Rory Sutherland Rory Sutherland

The Wiki Man: Losing track

About a month ago at a conference I was shown an analysis of customer satisfaction surveys from a large hotel in the United States.

issue 12 March 2011

About a month ago at a conference I was shown an analysis of customer satisfaction surveys from a large hotel in the United States. What emerged from this study was that a guest’s enjoyment and appreciation of almost every aspect of a hotel is coloured by their initial experience of their visit — specifically how fast and easy they had found the business of checking-in. People arriving at a quiet moment who received their room keys in a minute were far more complimentary about every aspect of their stay than those made to wait. Not only did they rate the hotel’s service more highly, but they also believed the food to be tastier, the rooms cleaner, and the gardens more attractive. People made to wait on arrival were more critical about everything.

Devotees of behavioural economics will not be surprised by this discovery, as it shows the workings of something known as ‘confirmation bias’. Having formed a judgment of something, we are alert to anything which corroborates our first impressions and are relatively blind to anything which conflicts. It supports other research suggesting our memories of events are much more determined by how they begin and end than by ‘the stuff in the middle’. (The NHS does itself a disservice here — the stuff in the middle is often good, but the admission and discharge procedures are dreadful.) What has very little effect on our memory of any experience is its duration.
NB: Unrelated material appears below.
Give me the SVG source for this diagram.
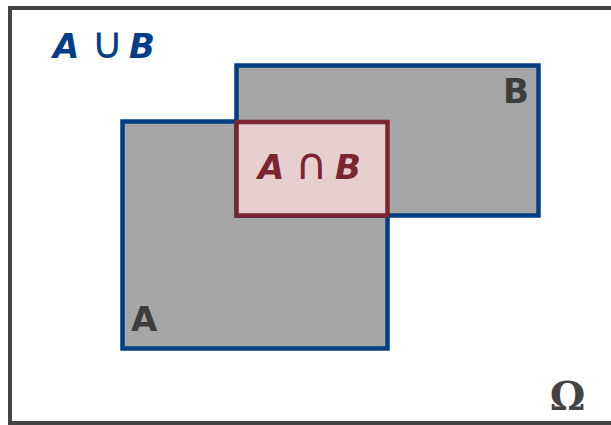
<svg xmlns="http://www.w3.org/2000/svg" width="611" height="425" viewBox="0 0 611 425">
  <style>
    .set { fill: #a6a6a6; stroke: #003f87; stroke-width: 4.5; }
    .inter { fill: #e7cfd0; stroke: #7a2530; stroke-width: 4.5; }
    .lbl { font-family: "DejaVu Sans", "Liberation Sans", sans-serif; font-weight: bold; font-size: 34px; fill: #3d3d3d; }
    .expr { font-family: "DejaVu Sans", "Liberation Sans", sans-serif; font-weight: bold; font-style: italic; font-size: 34px; }
    .op { font-weight: normal; font-style: normal; font-size: 44px; }
  </style>

  <!-- sample space frame -->
  <g id="omega">
    <rect x="10" y="8" width="612" height="415" fill="#ffffff" stroke="#444444" stroke-width="4"/>
    <text x="567.5" y="410" text-anchor="middle" font-family="DejaVu Serif, serif" font-weight="bold" font-size="40" fill="#444444">Ω</text>
  </g>

  <!-- set A -->
  <g id="setA">
    <rect class="set" x="122.5" y="121.5" width="265" height="227"/>
    <text class="lbl" x="131" y="331">A</text>
  </g>

  <!-- set B -->
  <g id="setB">
    <rect class="set" x="236.5" y="65.5" width="302" height="150"/>
    <text class="lbl" x="503" y="103">B</text>
  </g>

  <!-- intersection A ∩ B -->
  <g id="intersection">
    <rect class="inter" x="236.5" y="122" width="151" height="93.5"/>
    <text class="expr" y="179" fill="#7a2530"><tspan x="258">A</tspan><tspan class="op" x="295">∩</tspan><tspan x="335">B</tspan></text>
  </g>

  <!-- union label -->
  <g id="union">
    <text class="expr" y="58" fill="#003f87"><tspan x="53">A</tspan><tspan class="op" x="91">∪</tspan><tspan x="129">B</tspan></text>
  </g>
</svg>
The finding delights me, since it provides scientific justification for a proposal that will, I think, enjoy the support of anyone not employed by the construction industry. Instead of sluicing £25 billion pounds into a high-speed railway line between London and Birmingham, spend 0.1 per cent of this money rebuilding the Euston Arch. Just as the restoration of St Pancras has contributed far more to my willingness to visit Paris than shorter journeys, Birmingham would become instantly more attractive if reached through a Doric propylaeum.
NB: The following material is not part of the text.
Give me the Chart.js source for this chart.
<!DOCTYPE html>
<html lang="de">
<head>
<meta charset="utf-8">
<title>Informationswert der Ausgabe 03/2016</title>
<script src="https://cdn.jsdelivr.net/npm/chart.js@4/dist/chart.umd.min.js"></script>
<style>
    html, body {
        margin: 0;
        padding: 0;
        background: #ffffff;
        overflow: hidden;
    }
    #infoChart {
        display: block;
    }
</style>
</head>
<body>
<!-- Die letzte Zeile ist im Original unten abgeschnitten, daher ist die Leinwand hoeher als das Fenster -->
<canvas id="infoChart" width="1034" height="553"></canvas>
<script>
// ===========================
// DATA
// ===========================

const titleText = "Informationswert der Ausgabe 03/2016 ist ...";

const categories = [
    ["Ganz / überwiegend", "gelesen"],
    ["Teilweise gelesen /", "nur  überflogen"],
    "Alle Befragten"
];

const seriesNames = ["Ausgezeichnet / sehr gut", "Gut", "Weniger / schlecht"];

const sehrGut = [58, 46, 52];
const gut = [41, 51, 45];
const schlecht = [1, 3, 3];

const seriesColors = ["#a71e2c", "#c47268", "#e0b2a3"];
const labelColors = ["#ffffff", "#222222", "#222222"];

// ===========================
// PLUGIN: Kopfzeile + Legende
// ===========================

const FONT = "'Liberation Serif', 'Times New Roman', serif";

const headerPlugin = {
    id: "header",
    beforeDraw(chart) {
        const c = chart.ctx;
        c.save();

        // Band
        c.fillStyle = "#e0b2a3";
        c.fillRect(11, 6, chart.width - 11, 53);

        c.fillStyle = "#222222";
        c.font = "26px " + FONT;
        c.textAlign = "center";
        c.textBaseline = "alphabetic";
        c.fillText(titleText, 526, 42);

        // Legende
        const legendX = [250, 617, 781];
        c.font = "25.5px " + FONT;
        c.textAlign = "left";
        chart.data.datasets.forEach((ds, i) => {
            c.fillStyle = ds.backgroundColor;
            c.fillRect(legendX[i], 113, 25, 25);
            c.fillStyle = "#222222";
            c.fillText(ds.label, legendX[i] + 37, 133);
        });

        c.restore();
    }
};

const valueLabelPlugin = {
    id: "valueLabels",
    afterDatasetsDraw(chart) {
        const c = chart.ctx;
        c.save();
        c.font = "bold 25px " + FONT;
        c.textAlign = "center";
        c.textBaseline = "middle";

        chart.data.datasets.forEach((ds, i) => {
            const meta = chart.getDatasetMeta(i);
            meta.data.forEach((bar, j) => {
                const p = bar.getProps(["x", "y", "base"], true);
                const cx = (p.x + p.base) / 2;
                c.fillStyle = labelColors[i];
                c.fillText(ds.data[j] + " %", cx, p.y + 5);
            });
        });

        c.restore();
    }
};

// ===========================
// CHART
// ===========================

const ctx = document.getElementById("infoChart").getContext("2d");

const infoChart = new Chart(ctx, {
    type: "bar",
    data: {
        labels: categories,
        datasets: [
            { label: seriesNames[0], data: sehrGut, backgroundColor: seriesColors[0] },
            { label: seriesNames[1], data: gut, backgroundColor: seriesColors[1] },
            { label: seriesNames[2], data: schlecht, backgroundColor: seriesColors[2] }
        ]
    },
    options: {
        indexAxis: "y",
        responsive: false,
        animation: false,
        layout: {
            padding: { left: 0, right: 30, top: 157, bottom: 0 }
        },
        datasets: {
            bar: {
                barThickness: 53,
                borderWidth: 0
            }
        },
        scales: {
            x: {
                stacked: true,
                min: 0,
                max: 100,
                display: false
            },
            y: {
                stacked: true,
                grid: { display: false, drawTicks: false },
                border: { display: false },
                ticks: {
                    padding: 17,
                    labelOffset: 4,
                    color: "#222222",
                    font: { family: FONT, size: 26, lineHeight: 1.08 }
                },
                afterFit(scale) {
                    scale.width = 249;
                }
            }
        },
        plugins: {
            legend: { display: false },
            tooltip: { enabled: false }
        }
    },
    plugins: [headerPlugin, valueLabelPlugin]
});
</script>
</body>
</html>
There are only two approaches to the railways in Britain. Either you are a hardline pragmatist (a position held by transport-watch.co.uk and by the late Sir Alfred Sherman) in which case many of Britain’s railway lines should be concreted over and used as roads for coach travel, or else you are a romanticist, in which case your justification for the railways is emotional. Pound for pound, high-speed rail scores badly on both dimensions.

It is a shame that a government which has professed itself interested in measures of progress other than GDP should be swayed by fatuous statistics concerning the economic contribution of faster trains — calculations which neglect the fact that the growth in demand for transportation in developed countries seems to be stalling (and which also assume that all time spent on a train is unproductive: a claim which in the Blackberry age is the opposite of the truth). The figures also ignore the impact of technologies including video conferencing, which may reduce the need to travel at all.

A genuine ‘Big Society’ approach to this issue would be to allow the public to vote on different uses for the £25 billion, including local improvements to the rail network (such as better parking at stations, better connections between stations, Wi-Fi on trains or even better roads). It is possible people would vote for a few romantic grands projets too, such as a sleeper service between London and Rome. What few people would say is ‘look, rather than cutting my taxes next year, I’d prefer it if, 15 years from now, just after I’ve retired, you could reduce the journey time between Birmingham and London by about 15 per cent’. For, once you include time spent getting to and from each station, 15 per cent is all you get.